Life is, after all, a constantly flowing river. Like the waters of a stream that are never the same in two consecutive moments, the circumstances of the world change incessantly. One day, the wind blows gently and the waters flow calmly; the next, a storm erupts and the current overflows with fury. For the Stoic, the key to inner peace lies in accepting these fluctuations without resisting them, in recognizing that both the storm and the calm are fleeting, shadows that dissipate on the vast horizon of existence.

Throughout history, many have clung to the vain desire to stop time, to hold on to the ephemeral. They have tried to grasp the breeze, to fix the stars in their eternal dance, or to preserve moments of happiness that inevitably pass. However, the Stoic knows that the essence of life is its transitory nature. It is not by trying to control the uncontrollable that one finds fulfillment, but by the wise acceptance of the inevitable. Like a tree that bends with the wind without breaking, the human being who adapts to changes without resisting them strengthens his serenity.

For the Stoic, external circumstances — wealth, poverty, health, or illness — do not define true happiness. These are like the clouds in the sky: sometimes they cover the sun, other times they reveal it, but they are always beyond our control. What truly matters, what defines the virtuous man, is his attitude towards life, his ability to remain calm even amidst chaos. For in that internal core, in the realm of his thoughts and choices, resides a freedom that no external force can take away.

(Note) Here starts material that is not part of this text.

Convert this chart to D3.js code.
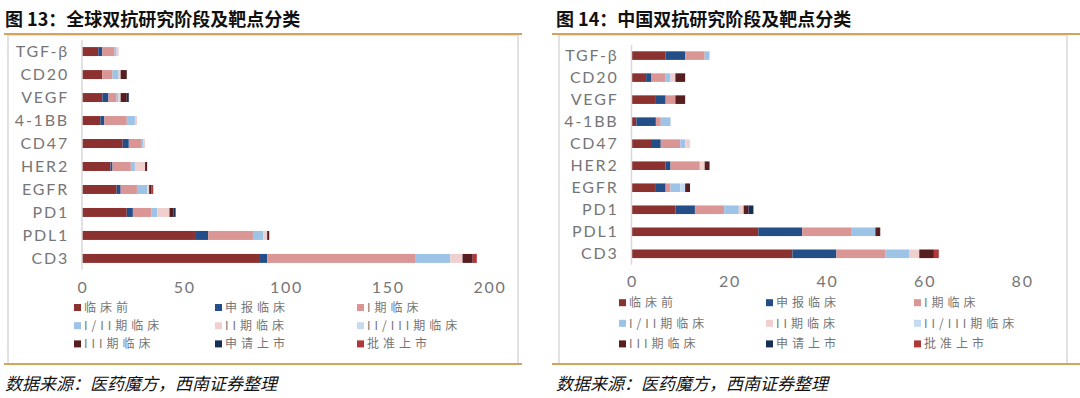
<!DOCTYPE html>
<html>
<head>
<meta charset="utf-8">
<script src="https://cdn.jsdelivr.net/npm/d3@7"></script>
<style>
  body { margin: 0; background: #fff; }
  svg { display: block; }
</style>
</head>
<body>
<div id="chart"></div>
<script>
// targets, top to bottom
const categories = ["TGF-β", "CD20", "VEGF", "4-1BB", "CD47", "HER2", "EGFR", "PD1", "PDL1", "CD3"];
// research stages (stack order)
const stages = ["临床前", "申报临床", "I期临床", "I/II期临床", "II期临床", "II/III期临床", "III期临床", "申请上市", "批准上市"];
const stageColors = ["#8B3130", "#244E87", "#D99694", "#9DC3E6", "#F0D0CF", "#C5DAF0", "#561E1E", "#172F55", "#B03838"];

// counts per target, one row per category, one column per stage
const globalCounts = [
  [8, 2, 6, 1, 1, 0, 0, 0, 0],
  [10, 0, 5, 3, 1, 0, 3, 0, 0],
  [10, 3, 4, 1, 1, 0, 3, 1, 0],
  [9, 2, 11, 4, 1, 0, 0, 0, 0],
  [20, 3, 6, 1, 1, 0, 0, 0, 0],
  [14, 1, 9, 2, 5, 0, 1, 0, 0],
  [17, 2, 8, 5, 1, 0, 1, 0, 1],
  [22, 3, 9, 3, 6, 0, 2, 1, 0],
  [56, 6, 22, 5, 2, 0, 1, 0, 0],
  [87, 4, 73, 17, 6, 0, 5, 0, 2]
];
const chinaCounts = [
  [7, 4, 4, 1, 0, 0, 0, 0, 0],
  [3, 1, 3, 1, 1, 0, 2, 0, 0],
  [5, 2, 2, 0, 0, 0, 2, 0, 0],
  [1, 4, 1, 2, 0, 0, 0, 0, 0],
  [4, 2, 4, 1, 1, 0, 0, 0, 0],
  [7, 1, 6, 0, 1, 0, 1, 0, 0],
  [5, 2, 1, 2, 0, 1, 1, 0, 0],
  [9, 4, 6, 3, 1, 0, 1, 1, 0],
  [26, 9, 10, 5, 0, 0, 1, 0, 0],
  [33, 9, 10, 5, 2, 0, 3, 0, 1]
];
const globalTicks = [0, 50, 100, 150, 200];
const chinaTicks = [0, 20, 40, 60, 80];

const width = 1080;
const height = 398;
const svg = d3.select("#chart").append("svg")
  .attr("width", width)
  .attr("height", height);

const cjk = "'Noto Sans CJK SC', sans-serif";
const latin = "Lato, 'Noto Sans', sans-serif";

function drawPanel(p) {
  const g = svg.append("g");

  // title + frame
  g.append("text")
    .attr("x", p.titleX).attr("y", 26)
    .attr("font-family", cjk).attr("font-weight", "bold")
    .attr("font-size", 18).attr("fill", "#111")
    .text(p.title);
  g.append("rect")
    .attr("x", p.box[0]).attr("y", p.box[1])
    .attr("width", p.box[2] - p.box[0]).attr("height", p.box[3] - p.box[1])
    .attr("fill", "none").attr("stroke", "#d9d9d9").attr("stroke-width", 1.5);
  [34, p.box[3]].forEach(y => {
    g.append("line")
      .attr("x1", p.lineX[0]).attr("x2", p.lineX[1])
      .attr("y1", y).attr("y2", y)
      .attr("stroke", "#D6A25C").attr("stroke-width", 2);
  });
  g.append("text")
    .attr("x", p.titleX).attr("y", 390)
    .attr("font-family", cjk).attr("font-style", "italic")
    .attr("font-size", 17).attr("fill", "#111")
    .text("数据来源：医药魔方，西南证券整理");

  const x = d3.scaleLinear().domain(d3.extent(p.ticks)).range(p.xRange);
  const y = d3.scaleBand().domain(categories).range(p.yRange).paddingInner(0.61).paddingOuter(0.3);

  // stacked bars
  const rows = p.counts.map((c, i) => {
    const r = { cat: categories[i] };
    stages.forEach((s, j) => { r[s] = c[j]; });
    return r;
  });
  const series = d3.stack().keys(stages)(rows);
  g.selectAll("g.layer")
    .data(series)
    .enter().append("g")
    .attr("class", "layer")
    .attr("fill", (d, i) => stageColors[i])
    .selectAll("rect")
    .data(d => d.filter(v => v[1] > v[0]))
    .enter().append("rect")
    .attr("x", d => x(d[0]))
    .attr("width", d => x(d[1]) - x(d[0]))
    .attr("y", d => y(d.data.cat))
    .attr("height", y.bandwidth());

  // category axis
  g.append("line")
    .attr("x1", x(0)).attr("x2", x(0))
    .attr("y1", p.yRange[0]).attr("y2", p.yRange[1])
    .attr("stroke", "#d9d9d9").attr("stroke-width", 1.5);
  g.selectAll("text.cat")
    .data(categories)
    .enter().append("text")
    .attr("class", "cat")
    .attr("x", x(0) - 13)
    .attr("y", d => y(d) + y.bandwidth() / 2)
    .attr("dy", "0.35em")
    .attr("text-anchor", "end")
    .attr("font-family", latin).attr("font-size", 16)
    .attr("letter-spacing", 1.8)
    .attr("fill", "#767676")
    .text(d => d);

  // value axis labels
  g.selectAll("text.tick")
    .data(p.ticks)
    .enter().append("text")
    .attr("class", "tick")
    .attr("x", d => x(d) + 1)
    .attr("y", p.xLabelY)
    .attr("dy", "0.35em")
    .attr("text-anchor", "middle")
    .attr("font-family", latin).attr("font-size", 16)
    .attr("letter-spacing", 1.8)
    .attr("fill", "#767676")
    .text(d => d);

  // legend, 3 columns
  const leg = g.selectAll("g.leg")
    .data(stages)
    .enter().append("g")
    .attr("class", "leg")
    .attr("transform", (d, i) => `translate(${p.legendX[i % 3]},${p.legendY[Math.floor(i / 3)]})`);
  leg.append("rect")
    .attr("x", 0).attr("y", -3.5)
    .attr("width", 7).attr("height", 7)
    .attr("fill", (d, i) => stageColors[i]);
  leg.append("text")
    .attr("x", 10).attr("dy", "0.36em")
    .attr("font-family", cjk).attr("font-size", 12)
    .attr("letter-spacing", 4)
    .attr("fill", "#767676")
    .text(d => d);
}

drawPanel({
  title: "图 13：全球双抗研究阶段及靶点分类",
  titleX: 5,
  lineX: [4, 522],
  box: [8, 35, 518, 364],
  counts: globalCounts,
  ticks: globalTicks,
  xRange: [82, 489],
  yRange: [40.2, 269.8],
  xLabelY: 287,
  legendX: [74, 215, 357],
  legendY: [307.5, 325.7, 343.9]
});

drawPanel({
  title: "图 14：中国双抗研究阶段及靶点分类",
  titleX: 556,
  lineX: [552, 1080],
  box: [559, 35, 1067, 364],
  counts: chinaCounts,
  ticks: chinaTicks,
  xRange: [631.5, 1021.7],
  yRange: [44.7, 264.7],
  xLabelY: 281,
  legendX: [619, 766, 914],
  legendY: [302.7, 323.3, 343.9]
});
</script>
</body>
</html>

By embracing this philosophy, the human being finds deep serenity in his soul. No matter how fierce the waves of life may be, the sage remains firm, like a rock that the waves crash upon without moving. The peace that resides within him is unchangeable because it does not depend on the whims of fate or external circumstances. Even in the face of the cruelest adversity, the Stoic can maintain his balance, remembering that life itself is ephemeral, and that only virtue — that inner strength, that mastery over oneself — is truly eternal.